For datasets with grouped observations (multiple trials per covariate pattern), you can use the original Farrington test:

# Simulate grouped data
set.seed(456)
n_groups <- 30
m_trials <- sample(5:20, n_groups, replace = TRUE)
x_grouped <- rnorm(n_groups)
prob_grouped <- plogis(0.2 + 0.8 * x_grouped)
y_grouped <- rbinom(n_groups, m_trials, prob_grouped)

# Create data frame and fit model
data_grouped <- data.frame(
  successes = y_grouped,
  trials = m_trials,
  x = x_grouped
)

model_grouped <- glm(
  cbind(successes, trials - successes) ~ x,
  data = data_grouped,
  family = binomial()
)

predicted_probs_grouped <- fitted(model_grouped)

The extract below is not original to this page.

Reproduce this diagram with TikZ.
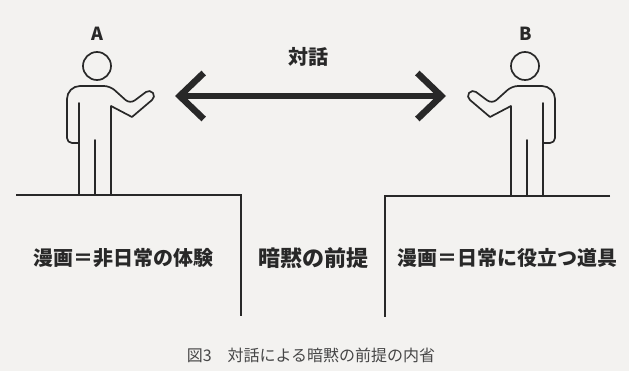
\documentclass[tikz,border=0pt]{standalone}
\usepackage{fontspec}
\newfontfamily\jp{Noto Sans CJK JP}
\usetikzlibrary{arrows.meta}
\definecolor{paper}{RGB}{243,242,240}
\definecolor{ink}{RGB}{40,40,40}
\definecolor{capink}{RGB}{70,70,70}
\tikzset{
  figline/.style={draw=ink, line width=1.7pt, line cap=round, line join=round},
  floorline/.style={draw=ink, line width=2.8pt, line join=miter},
  talkarrow/.style={draw=ink, line width=6pt,
    {Straight Barb[length=24pt,width=46pt,line width=6.5pt]}-{Straight Barb[length=24pt,width=46pt,line width=6.5pt]}},
  letter/.style={font=\jp\bfseries\fontsize{18}{18}\selectfont, text=ink, inner sep=0pt},
  label/.style={font=\jp\bfseries\fontsize{20}{20}\selectfont, text=ink, inner sep=0pt},
  midlabel/.style={font=\jp\bfseries\fontsize{22}{22}\selectfont, text=ink, inner sep=0pt},
  caption/.style={font=\jp\fontsize{16}{16}\selectfont, text=capink, inner sep=0pt},
  person/.pic={
    % head
    \draw[figline] (97,66) circle[radius=14];
    % body outline with raised right hand
    \draw[figline] (79,143) [rounded corners=5pt] -- (67,143) [rounded corners=13pt] -- (67,86)
      [rounded corners=6pt] -- (110,86) -- (130,104) [sharp corners] -- (146,92)
      arc[start angle=-126.87, end angle=53.13, radius=5] -- (132,117) -- (111,106) -- (111,195);
    % inner arm line and legs
    \draw[figline] (79,103) -- (79,195);
    \draw[figline] (95,140) -- (95,195);
  }
}
\begin{document}
\begin{tikzpicture}[x=1pt, y=-1pt]
  \fill[paper] (0,0) rectangle (629,371);
  \useasboundingbox (0,0) rectangle (629,371);

  % the two speakers, B mirrored
  \pic at (0,0) {person};
  \pic[xscale=-1] at (622,0) {person};
  \node[letter] (la) at (97,34) {A};
  \node[letter] (lb) at (526,34) {B};

  % dialogue arrow
  \coordinate (dl) at (175,96);
  \coordinate (dr) at (446,96);
  \draw[talkarrow] (dl) -- (dr);
  \node[label] (talk) at (308,57) {対話};

  % the two standpoints
  \draw[floorline] (16,195) -- (241,195) -- (241,316);
  \draw[floorline] (610,196) -- (385,196) -- (385,317);

  \node[label] (left) at (123,258) {漫画＝非日常の体験};
  \node[midlabel] (mid) at (313,258) {暗黙の前提};
  \node[label] (right) at (507,258) {漫画＝日常に役立つ道具};

  \node[caption] (cap) at (311,355) {図3　対話による暗黙の前提の内省};
\end{tikzpicture}
\end{document}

# Original Farrington test for grouped data
result_grouped <- ef.gof(
  y_grouped,
  predicted_probs_grouped,
  model = model_grouped,
  m = m_trials,
  G = NULL  # No automatic grouping for original test
)

print(result_grouped)
#>                  Test Test_Statistic   p_value
#> 1 Farrington-Original      -1.476122 0.9300444

Practical Guidelines

When to Use Each Test Mode

Ebrahim-Farrington mode (G specified):
- Binary response data (0/1)
- Want automatic grouping
- Computationally efficient
- Recommended for most applications
Original Farrington mode (m provided, G = NULL):
- Grouped binomial data
- Multiple trials per covariate pattern
- Requires fitted model object

Choosing the Number of Groups

G = 10: Standard choice, comparable to Hosmer-Lemeshow
G = 4-8: For smaller datasets (n < 200)
G = 20+: For larger datasets (n > 20000)
Rule of thumb: Ensure each group sample size is large enough.

Interpreting Results

p-value > 0.05: No evidence of lack of fit (fail to reject H₀)
p-value ≤ 0.05: Evidence of model misspecification (reject H₀)
Very small p-values: Strong evidence against model adequacy

Advantages over Hosmer-Lemeshow Test

Better Power: More sensitive to model misspecification
Theoretical Foundation: Based on rigorous asymptotic theory
Sparse Data Handling: Specifically designed for fully sparse data
Computational Efficiency: Simplified calculations for binary data

Limitations and Considerations

Group Selection: Results can vary with different numbers of groups
Sample Size: More reliable with larger sample sizes (n ≥ 100)
Model Complexity: Performance with highly complex models needs further study

References

Farrington, C. P. (1996). On Assessing Goodness of Fit of Generalized Linear Models to Sparse Data. Journal of the Royal Statistical Society. Series B (Methodological), 58(2), 349-360.
Ebrahim, Khaled Ebrahim (2025). Goodness-of-Fits Tests and Calibration Machine Learning Algorithms for Logistic Regression Model with Sparse Data. Master’s Thesis, Alexandria University.
Hosmer, D. W., & Lemeshow, S. (2000). Applied Logistic Regression, Second Edition. New York: Wiley.
Hosmer, D. W., & Lemeshow, S. (1980). A goodness-of-fit test for the multiple logistic regression model. Communications in Statistics - Theory and Methods, 9(10), 1043–1069. https://doi.org/10.1080/03610928008827941

The Ebrahim-Farrington test provides a powerful and practical tool for assessing goodness-of-fit in logistic regression, particularly for binary data and sparse datasets. Its simplified implementation makes it accessible for routine use while maintaining strong theoretical foundations.